In 1977, Ronald Reagan (now famously) explained his policy on the “evil empire” that was confronting traditional, liberty-loving Americans of the time.
“My idea of American policy toward the Soviet Union is simple, and some would say simplistic,” he said. “It is this: We win and they lose.”
This was not the first time he expressed the sentiment. Over a decade earlier, he explained it this way:
We’re at war with the most dangerous enemy that has ever faced mankind in his long climb from the swamp to the stars, and it’s been said if we lose that war, and in so doing lose this way of freedom of ours, history will record with the greatest astonishment that those who had the most to lose did the least to prevent its happening.
In hindsight, it seems almost predictable that America would prevail in that struggle, but for decades, American leadership had lacked the moral clarity to actually get serious and confront the great evil of the time.
In recent years, “America’s Cold Civil War” has reflected the silent majority’s unwillingness to confront the growing evil now within America. Instead, they pursue a broader sense of relative peace between both sides through acquiescing to unceasing, radical demands. Now, something has changed.
In the wake of the tragic killing of Iryna Zarutska and the assassination of Charlie Kirk, it seems we have finally reached a turning point.
There now is a palpable change in the atmosphere of conservative spaces—a deeper recognition of the existential Cold War playing out on American soil. There is evil among us that must be peacefully confronted.
As conservatives confront forces of evil in the modern world, the wisdom and moral clarity of President Reagan, which triumphed over the evil political establishment of that time, should guide us once again:
You and I have the courage to say to our enemies, “There is a price we will not pay.” “There is a point beyond which they must not advance.” And this - this is the meaning in the phrase of Barry Goldwater’s “peace through strength.” Winston Churchill said, “The destiny of man is not measured by material computations. When great forces are on the move in the world, we learn we’re spirits - not animals.” And he said, “There’s something going on in time and space, and beyond time and space, which, whether we like it or not, spells duty.”
You and I have a rendezvous with destiny.
The great task now remaining before us, the living, is to dedicate increased devotion to that cause for which Charlie Kirk gave his life, as his widowed wife implores us.
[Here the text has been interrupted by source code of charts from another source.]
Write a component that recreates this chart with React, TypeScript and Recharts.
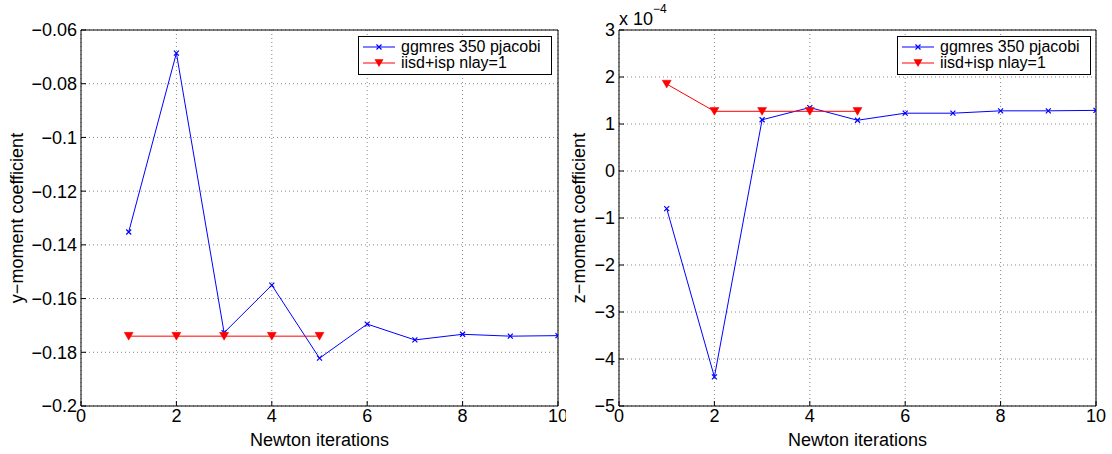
import React from 'react';
import { LineChart, Line, XAxis, YAxis, CartesianGrid, Legend, Label } from 'recharts';

const FONT = '"Liberation Sans", Arial, Helvetica, sans-serif';

// Newton iteration numbers
const iterations = [1, 2, 3, 4, 5, 6, 7, 8, 9, 10];
const iisdIterations = [1, 2, 3, 4, 5];

// y-moment coefficient
const yMomentGgmres = [-0.1352, -0.0686, -0.1727, -0.155, -0.1822, -0.1695, -0.1754, -0.1733, -0.174, -0.1738];
const yMomentIisd = [-0.174, -0.174, -0.174, -0.174, -0.174];

// z-moment coefficient (in units of 1e-4)
const zMomentGgmres = [-0.8, -4.38, 1.09, 1.35, 1.08, 1.23, 1.23, 1.28, 1.28, 1.29];
const zMomentIisd = [1.85, 1.27, 1.27, 1.27, 1.27];

const xTicks = [0, 2, 4, 6, 8, 10];
const yTicks = [-0.2, -0.18, -0.16, -0.14, -0.12, -0.1, -0.08, -0.06];
const zTicks = [-5, -4, -3, -2, -1, 0, 1, 2, 3];

const seriesNames = ['ggmres 350 pjacobi', 'iisd+isp nlay=1'];
const BLUE = '#0000ff';
const RED = '#ff0000';

const fmt = (v: number) => (v < 0 ? '\u2212' + String(Math.abs(v)) : String(v));

const CrossDot = (props: any) => {
  const { cx, cy, index } = props;
  if (cx == null || cy == null) return <g key={'c' + index} />;
  const s = 2.5;
  return (
    <path
      key={'c' + index}
      d={`M${cx - s},${cy - s}L${cx + s},${cy + s}M${cx - s},${cy + s}L${cx + s},${cy - s}`}
      stroke={BLUE}
      strokeWidth={1.2}
      fill="none"
    />
  );
};

const TriDot = (props: any) => {
  const { cx, cy, index } = props;
  if (cx == null || cy == null) return <g key={'t' + index} />;
  return (
    <path
      key={'t' + index}
      d={`M${cx - 4.5},${cy - 3.8}L${cx + 4.5},${cy - 3.8}L${cx},${cy + 4}Z`}
      fill={RED}
      stroke={RED}
      strokeWidth={0.5}
    />
  );
};

const LegendBox = () => (
  <div
    style={{
      border: '1px solid #000',
      background: '#fff',
      width: 192,
      paddingTop: 2,
      paddingBottom: 3,
      fontFamily: FONT,
      fontSize: 16,
      color: '#000',
      lineHeight: '16px',
    }}
  >
    {seriesNames.map((name, i) => (
      <div key={name} style={{ display: 'flex', alignItems: 'center', height: 16 }}>
        <svg width={40} height={16} style={{ display: 'block' }}>
          <line x1={4} y1={8} x2={36} y2={8} stroke={i === 0 ? BLUE : RED} strokeWidth={1} />
          {i === 0 ? (
            <path d="M17.5,5.5L22.5,10.5M17.5,10.5L22.5,5.5" stroke={BLUE} strokeWidth={1.2} />
          ) : (
            <path d="M15.5,4.2L24.5,4.2L20,12Z" fill={RED} />
          )}
        </svg>
        <span style={{ marginLeft: 2, whiteSpace: 'nowrap' }}>{name}</span>
      </div>
    ))}
  </div>
);

type PanelProps = {
  width: number;
  yAxisWidth: number;
  rightMargin: number;
  blue: number[];
  red: number[];
  yDomain: [number, number];
  yTickVals: number[];
  yLabel: string;
  yLabelX: number;
  exponent?: string;
  legendLeft: number;
};

function Panel(p: PanelProps) {
  const blueData = iterations.map((x, i) => ({ x, v: p.blue[i] }));
  const redData = iisdIterations.map((x, i) => ({ x, v: p.red[i] }));
  const tickStyle = { fill: '#000', fontSize: 18, fontFamily: FONT };
  return (
    <LineChart
      width={p.width}
      height={454}
      margin={{ top: 29, right: p.rightMargin, bottom: 0, left: 0 }}
      style={{ fontFamily: FONT }}
    >
      <CartesianGrid stroke="#888" strokeDasharray="1 3" strokeWidth={1} />
      <XAxis
        dataKey="x"
        type="number"
        domain={[0, 10]}
        ticks={xTicks}
        interval={0}
        allowDataOverflow
        height={48}
        tickSize={-5}
        tickMargin={8}
        tick={tickStyle}
        axisLine={{ stroke: '#000', strokeWidth: 1 }}
        tickLine={{ stroke: '#000' }}
        tickFormatter={fmt}
      >
        <Label
          content={(lp: any) => {
            const vb = lp.viewBox;
            return (
              <text x={vb.x + vb.width / 2} y={vb.y + vb.height - 8} textAnchor="middle" fontSize={18} fontFamily={FONT} fill="#000">
                Newton iterations
              </text>
            );
          }}
        />
      </XAxis>
      <XAxis
        xAxisId="top"
        orientation="top"
        type="number"
        domain={[0, 10]}
        ticks={xTicks}
        interval={0}
        allowDataOverflow
        height={1}
        tickSize={-5}
        tick={false}
        axisLine={{ stroke: '#000', strokeWidth: 1 }}
        tickLine={{ stroke: '#000' }}
      >
        {p.exponent ? (
          <Label
            content={(lp: any) => {
              const vb = lp.viewBox;
              return (
                <text x={vb.x} y={25} fontSize={18} fontFamily={FONT} fill="#000">
                  x 10
                  <tspan dy={-12} fontSize={12}>
                    {p.exponent}
                  </tspan>
                </text>
              );
            }}
          />
        ) : null}
      </XAxis>
      <YAxis
        type="number"
        domain={p.yDomain}
        ticks={p.yTickVals}
        interval={0}
        allowDataOverflow
        width={p.yAxisWidth}
        tickSize={-5}
        tickMargin={9}
        tick={tickStyle}
        axisLine={{ stroke: '#000', strokeWidth: 1 }}
        tickLine={{ stroke: '#000' }}
        tickFormatter={fmt}
      >
        <Label
          content={(lp: any) => {
            const vb = lp.viewBox;
            const cy = vb.y + vb.height / 2;
            return (
              <text
                x={p.yLabelX}
                y={cy}
                transform={`rotate(-90 ${p.yLabelX} ${cy})`}
                textAnchor="middle"
                fontSize={18}
                fontFamily={FONT}
                fill="#000"
              >
                {p.yLabel}
              </text>
            );
          }}
        />
      </YAxis>
      <YAxis
        yAxisId="right"
        orientation="right"
        type="number"
        domain={p.yDomain}
        ticks={p.yTickVals}
        interval={0}
        allowDataOverflow
        width={1}
        tickSize={-5}
        tick={false}
        axisLine={{ stroke: '#000', strokeWidth: 1 }}
        tickLine={{ stroke: '#000' }}
      />
      <Legend
        layout="vertical"
        align="center"
        verticalAlign="middle"
        content={() => <LegendBox />}
        wrapperStyle={{ top: 36, left: p.legendLeft, width: 194, bottom: 'auto', right: 'auto' }}
      />
      <Line
        data={blueData}
        dataKey="v"
        name={seriesNames[0]}
        stroke={BLUE}
        strokeWidth={1}
        dot={CrossDot}
        activeDot={false}
        isAnimationActive={false}
      />
      <Line
        data={redData}
        dataKey="v"
        name={seriesNames[1]}
        stroke={RED}
        strokeWidth={1}
        dot={TriDot}
        activeDot={false}
        isAnimationActive={false}
      />
    </LineChart>
  );
}

export default function App() {
  return (
    <div style={{ position: 'absolute', left: 0, top: 0, width: 1112, height: 454, background: '#fff', overflow: 'hidden' }}>
      <div style={{ position: 'absolute', left: 0, top: 0, width: 566, height: 454, overflow: 'hidden' }}>
        <Panel
          width={566}
          yAxisWidth={81}
          rightMargin={7}
          blue={yMomentGgmres}
          red={yMomentIisd}
          yDomain={[-0.2, -0.06]}
          yTickVals={yTicks}
          yLabel={'y\u2212moment coefficient'}
          yLabelX={23}
          legendLeft={358}
        />
      </div>
      <div style={{ position: 'absolute', left: 566, top: 0, width: 546, height: 454, overflow: 'hidden' }}>
        <Panel
          width={546}
          yAxisWidth={53}
          rightMargin={15}
          blue={zMomentGgmres}
          red={zMomentIisd}
          yDomain={[-5, 3]}
          yTickVals={zTicks}
          yLabel={'z\u2212moment coefficient'}
          yLabelX={19}
          exponent={'\u22124'}
          legendLeft={331}
        />
      </div>
    </div>
  );
}
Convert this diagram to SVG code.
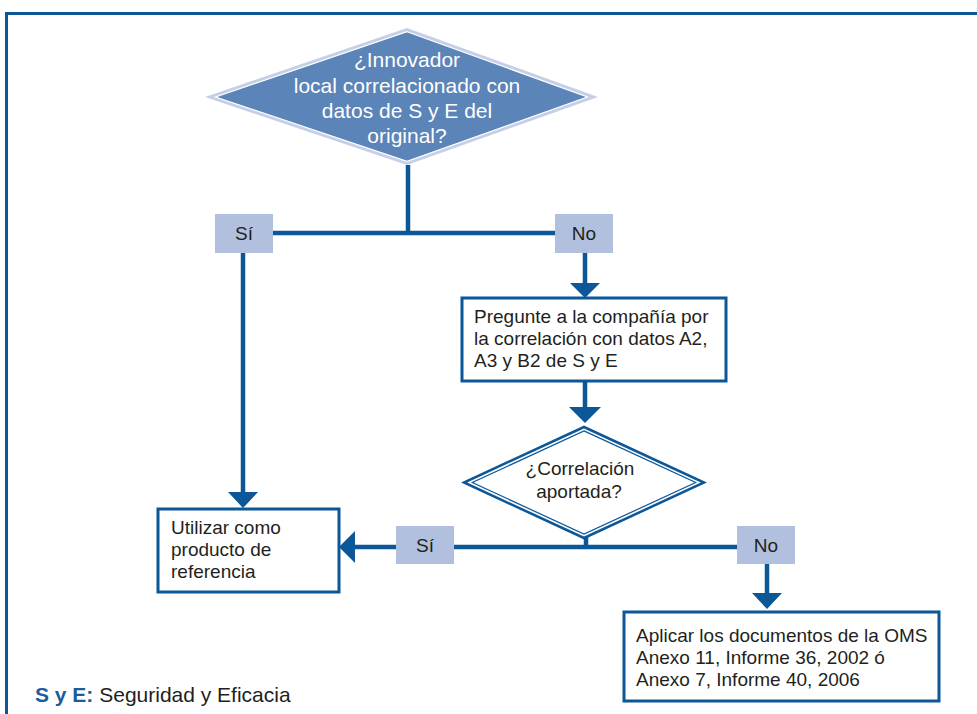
<svg xmlns="http://www.w3.org/2000/svg" width="977" height="714" viewBox="0 0 977 714">
<defs>
<style>
.ln{stroke:#0b5797;stroke-width:4.5;fill:none}
.ah{fill:#0b5797}
.lbl{fill:#b0c0de}
.box{fill:#fff;stroke:#0b5797;stroke-width:3}
.t{font-family:"Liberation Sans",Arial,sans-serif;font-size:19px;fill:#231f20}
.tc{font-family:"Liberation Sans",Arial,sans-serif;font-size:19px;fill:#231f20;text-anchor:middle}
.tw{font-family:"Liberation Sans",Arial,sans-serif;font-size:21px;fill:#fff;text-anchor:middle}
.lg{font-family:"Liberation Sans",Arial,sans-serif;font-size:21px;fill:#231f20}
</style>
</defs>
<rect width="977" height="714" fill="#fff"/>
<g id="frame">
<path d="M6.5 714 V13.5 H977" fill="none" stroke="#0b5797" stroke-width="3"/>
</g>
<g id="connectors">
<path class="ln" d="M408 165 V233"/>
<path class="ln" d="M273 233 H555"/>
<path class="ln" d="M243 253 V493"/>
<polygon class="ah" points="228,492 258,492 243,508"/>
<path class="ln" d="M585 253 V284"/>
<polygon class="ah" points="570,283 600,283 585,298"/>
<path class="ln" d="M585 381 V408"/>
<polygon class="ah" points="569,407 601,407 585,423"/>
<path class="ln" d="M586 537 V547"/>
<path class="ln" d="M454 547 H737"/>
<path class="ln" d="M396 547 H354"/>
<polygon class="ah" points="355,531 355,563 339,547"/>
<path class="ln" d="M767 564 V594"/>
<polygon class="ah" points="752,593 782,593 767,609"/>
</g>
<g id="decision1">
<polygon points="407,28 598,97 407,165 205,97" fill="#c5d0e6"/>
<polygon points="407,31.7 587.4,97 407,161.3 215.6,97" fill="#5b84b8" stroke="#fff" stroke-width="1.2"/>
<text class="tw" x="407" y="67">¿Innovador</text>
<text class="tw" x="407" y="93">local correlacionado con</text>
<text class="tw" x="407" y="118">datos de S y E del</text>
<text class="tw" x="407" y="143">original?</text>
</g>
<g id="label-si-1">
<rect class="lbl" x="215" y="214" width="58" height="39"/>
<text class="tc" x="244" y="240">Sí</text>
</g>
<g id="label-no-1">
<rect class="lbl" x="555" y="214" width="58" height="39"/>
<text class="tc" x="584" y="240">No</text>
</g>
<g id="box-pregunte">
<rect class="box" x="462" y="298" width="264" height="83"/>
<text class="t" x="474" y="323">Pregunte a la compañía por</text>
<text class="t" x="474" y="345">la correlación con datos A2,</text>
<text class="t" x="474" y="367">A3 y B2 de S y E</text>
</g>
<g id="decision2">
<polygon points="584,427 704,482.5 584,538 464,482.5" fill="#fff" stroke="#0b5797" stroke-width="2.5"/>
<polygon points="584,430.9 695.7,482.5 584,534.1 472.3,482.5" fill="none" stroke="#0b5797" stroke-width="1.2"/>
<text class="tc" x="580" y="475">¿Correlación</text>
<text class="tc" x="579" y="498">aportada?</text>
</g>
<g id="box-utilizar">
<rect class="box" x="158" y="509" width="181" height="83"/>
<text class="t" x="171" y="534">Utilizar como</text>
<text class="t" x="171" y="556">producto de</text>
<text class="t" x="171" y="578">referencia</text>
</g>
<g id="label-si-2">
<rect class="lbl" x="396" y="526" width="58" height="38"/>
<text class="tc" x="425" y="552">Sí</text>
</g>
<g id="label-no-2">
<rect class="lbl" x="737" y="526" width="58" height="38"/>
<text class="tc" x="766" y="552">No</text>
</g>
<g id="box-aplicar">
<rect class="box" x="624" y="612" width="315" height="89"/>
<text class="t" x="636" y="642">Aplicar los documentos de la OMS</text>
<text class="t" x="636" y="664">Anexo 11, Informe 36, 2002 ó</text>
<text class="t" x="636" y="686">Anexo 7, Informe 40, 2006</text>
</g>
<g id="legend">
<text class="lg" x="35" y="702"><tspan font-weight="bold" fill="#1a5c9c">S y E:</tspan> Seguridad y Eficacia</text>
</g>
</svg>
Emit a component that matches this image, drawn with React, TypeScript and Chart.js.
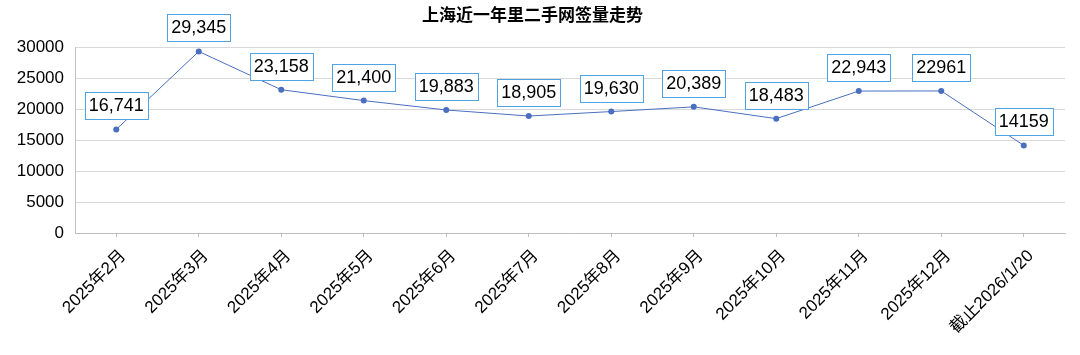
import React, { useEffect, useRef } from "react";
import { Chart, registerables } from "chart.js";

Chart.register(...registerables);

const categories = [
  "2025年2月", "2025年3月", "2025年4月", "2025年5月", "2025年6月", "2025年7月",
  "2025年8月", "2025年9月", "2025年10月", "2025年11月", "2025年12月", "截止2026/1/20",
];
const values = [16741, 29345, 23158, 21400, 19883, 18905, 19630, 20389, 18483, 22943, 22961, 14159];
const valueLabels = [
  "16,741", "29,345", "23,158", "21,400", "19,883", "18,905",
  "19,630", "20,389", "18,483", "22,943", "22961", "14159",
];
const yTicks = [0, 5000, 10000, 15000, 20000, 25000, 30000];
const title = "上海近一年里二手网签量走势";

const FONT = "'Liberation Sans', 'Noto Sans CJK SC', sans-serif";

const labelPlugin = {
  id: "boxLabels",
  afterDatasetsDraw(chart: any) {
    const ctx = chart.ctx;
    const meta = chart.getDatasetMeta(0);
    ctx.save();
    ctx.font = `18px ${FONT}`;
    ctx.textAlign = "center";
    ctx.textBaseline = "middle";
    meta.data.forEach((pt: any, i: number) => {
      const text = valueLabels[i];
      const w = Math.round(ctx.measureText(text).width + 8);
      const h = 27;
      const cx = pt.x;
      const bottom = pt.y - 10;
      const top = Math.round(bottom - h);
      const left = Math.round(cx - w / 2);
      ctx.fillStyle = "#ffffff";
      ctx.fillRect(left + 0.5, top + 0.5, w, h);
      ctx.strokeStyle = "#4FA3E0";
      ctx.lineWidth = 1;
      ctx.strokeRect(left + 0.5, top + 0.5, w, h);
      ctx.fillStyle = "#000000";
      ctx.fillText(text, cx, top + h / 2 + 1);
    });
    ctx.restore();
  },
};

export default function App() {
  const ref = useRef<HTMLCanvasElement>(null);
  useEffect(() => {
    if (!ref.current) return;
    const chart = new Chart(ref.current, {
      type: "line",
      data: {
        labels: categories,
        datasets: [
          {
            data: values,
            borderColor: "#4A6FC0",
            backgroundColor: "#4A6FC0",
            borderWidth: 1,
            pointRadius: 3,
            pointHoverRadius: 3,
            pointBackgroundColor: "#4A6FC0",
            pointBorderWidth: 0,
            tension: 0,
          },
        ],
      },
      options: {
        animation: false,
        responsive: true,
        maintainAspectRatio: false,
        layout: { padding: { left: 0, right: 15, top: 0, bottom: 0 } },
        plugins: {
          legend: { display: false },
          tooltip: { enabled: false },
          title: {
            display: true,
            text: title,
            color: "#000",
            font: { family: FONT, size: 17, weight: "bold" },
            padding: { top: 6, bottom: 21 },
          },
        },
        scales: {
          x: {
            offset: true,
            grid: {
              display: true,
              drawOnChartArea: false,
              drawTicks: true,
              tickLength: 4,
              offset: false,
              color: "#BFBFBF",
            },
            border: { display: true, color: "#BFBFBF", width: 1 },
            ticks: {
              color: "#000",
              font: { family: FONT, size: 17 },
              maxRotation: 45,
              minRotation: 45,
              autoSkip: false,
              padding: 9,
              labelOffset: 7,
            },
            afterFit(scale: any) {
              scale.height = 122;
            },
          },
          y: {
            min: 0,
            max: 30000,
            afterBuildTicks(scale: any) {
              scale.ticks = yTicks.map((v) => ({ value: v }));
            },
            grid: { color: "#D9D9D9", drawTicks: false },
            border: { display: true, color: "#BFBFBF", width: 1 },
            ticks: {
              color: "#000",
              font: { family: FONT, size: 17 },
              padding: 11,
              callback: (v: any) => String(v),
            },
            afterFit(scale: any) {
              scale.width = 75;
            },
          },
        },
      },
      plugins: [labelPlugin],
    } as any);
    return () => chart.destroy();
  }, []);
  return (
    <div style={{ position: "absolute", left: 0, top: 0, width: 1080, height: 355, background: "#fff" }}>
      <canvas ref={ref} />
    </div>
  );
}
This work will require personal sacrifices, but none so great as that which Charlie Kirk made. It does not require the sacrifices that so many American soldiers have made.
It only requires that we recognize advocates of evil and are dedicated to ensuring that “We win and they lose.”
Together with God’s help, we can and will resolve the problems which now confront us.
Please, pray for the late Charlie Kirk, his widowed wife, and his children.
(Note from Andrea Widburg: The last quotation comes from Ronald Reagan's 1964 speech, now known as “A Time for Choosing.” If you've never listened to it before, listen to it now. Its wisdom is timeless and powerful.)